USMNT’s Weston Mckennie agreed saying, “You’re playing on a football field, with laid grass that’s all patchy and it breaks up every step you take. It’s frustrating.”

Apart from the shoddy work with the installation, the durability and longevity of the surface has also come into limelight. Due to different weather conditions in different venues, the grass is reacting differently to the conditions making the surface unpredictable and inconsistent for the players to get used to.

The grass for the final at the Hard Rock Stadium in Miami will be changed for the second time and it will be interesting to see how the finalists react to the surface and if new problems arise on the big day.
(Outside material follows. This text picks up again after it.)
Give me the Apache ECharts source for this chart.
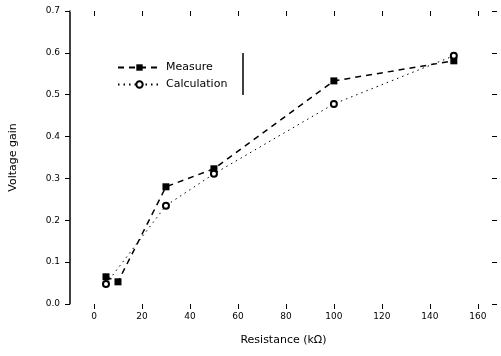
<!DOCTYPE html>
<html>
<head>
<meta charset="utf-8">
<script src="https://cdn.jsdelivr.net/npm/echarts@6/dist/echarts.min.js"></script>
<style>
  html, body { margin: 0; padding: 0; background: #fff; }
  #chart { width: 501px; height: 356px; }
</style>
</head>
<body>
<div id="chart"></div>
<script>
// values
var xTicks = [0, 20, 40, 60, 80, 100, 120, 140, 160];
var measureX = [5, 10, 30, 50, 100, 150];
var measureY = [0.065, 0.053, 0.28, 0.323, 0.533, 0.581];
var calcX = [5, 30, 50, 100, 150];
var calcY = [0.048, 0.235, 0.311, 0.478, 0.593];

function pairs(xs, ys) {
  return xs.map(function (x, i) { return [x, ys[i]]; });
}

var chart = echarts.init(document.getElementById("chart"));
var font = "DejaVu Sans";
// axis line kept "on" but white so the ticks still get drawn
var hiddenLine = { show: true, onZero: false, lineStyle: { color: "#fff", width: 0.5 } };

chart.setOption({
  animation: false,
  grid: { left: 70, right: 4, top: 11, bottom: 52 },
  legend: {
    orient: "vertical",
    left: 112,
    top: 57,
    itemWidth: 43,
    itemHeight: 8,
    itemGap: 6,
    textStyle: { fontFamily: font, fontSize: 11, color: "#000" },
    data: ["Measure", "Calculation"]
  },
  graphic: [
    {
      type: "line",
      shape: { x1: 243, y1: 53, x2: 243, y2: 95 },
      style: { stroke: "#000", lineWidth: 1.5 }
    }
  ],
  xAxis: [
    {
      type: "value",
      min: -10,
      max: 168,
      name: "Resistance (kΩ)",
      nameLocation: "middle",
      nameGap: 31,
      nameTextStyle: { fontFamily: font, fontSize: 11, color: "#000" },
      axisLine: hiddenLine,
      axisTick: { show: true, customValues: xTicks, length: 5, lineStyle: { color: "#000" } },
      axisLabel: { customValues: xTicks, fontFamily: font, fontSize: 9, color: "#000", margin: 8 },
      splitLine: { show: false }
    },
    {
      type: "value",
      position: "top",
      min: -10,
      max: 168,
      axisLine: hiddenLine,
      axisTick: { show: true, inside: true, customValues: xTicks, length: 5, lineStyle: { color: "#000" } },
      axisLabel: { show: false },
      splitLine: { show: false }
    }
  ],
  yAxis: [
    {
      type: "value",
      min: 0,
      max: 0.7,
      interval: 0.1,
      name: "Voltage gain",
      nameLocation: "middle",
      nameGap: 51,
      nameTextStyle: { fontFamily: font, fontSize: 11, color: "#000" },
      axisLine: { show: true, onZero: false, lineStyle: { color: "#000", width: 1.5 } },
      axisTick: { show: true, length: 5, lineStyle: { color: "#000" } },
      axisLabel: {
        fontFamily: font, fontSize: 9, color: "#000", margin: 10,
        formatter: function (v) { return v.toFixed(1); }
      },
      splitLine: { show: false }
    },
    {
      type: "value",
      position: "right",
      min: 0,
      max: 0.7,
      interval: 0.1,
      axisLine: hiddenLine,
      axisTick: { show: true, inside: true, length: 5, lineStyle: { color: "#000" } },
      axisLabel: { show: false },
      splitLine: { show: false }
    }
  ],
  series: [
    {
      name: "Measure",
      type: "line",
      data: pairs(measureX, measureY),
      symbol: "rect",
      symbolSize: 7,
      itemStyle: { color: "#000" },
      lineStyle: { color: "#000", width: 1.5, type: [6, 5] }
    },
    {
      name: "Calculation",
      type: "line",
      data: pairs(calcX, calcY),
      symbol: "emptyCircle",
      symbolSize: 6,
      itemStyle: { color: "#000", borderColor: "#000", borderWidth: 1 },
      lineStyle: { color: "#000", width: 1, type: [1.5, 4] }
    }
  ]
});
</script>
</body>
</html>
Peruvian captain Luis Advincula had to leave his group stage game against Chile early after suffering an achilles injury for which head coach, Jorge Fossati blamed the surface in Dallas.

“I realise that this is a grass field today, but it’s not normal grass. The harder surface can affect you in that exact place [the Achilles]. I’m not a doctor but I’ve been around football for a few years.”

Such injuries can rule players out for a long time without it being completely their fault.

Apart from injuries due to the surface, the smaller grounds have forced the players to play a lot more physical as we have seen an increased number of fouls in this tournament.

Brazil’s clash against Uruguay alone had 41 fouls committed between both sides. The 2021 edition saw a total fouls of 779 whereas the current Copa has already seen 742 fouls with still four games left to play.

With the 2026 FIFA World Cup also being partly held in the US, eight of the fourteen stadiums used in Copa will also host the next World Cup.

The football governing body will be under added pressure to ensure it works its way around, implements new changes to the stadiums, fields and addresses the players’ complaints in the two years time to not repeat the same dire situation.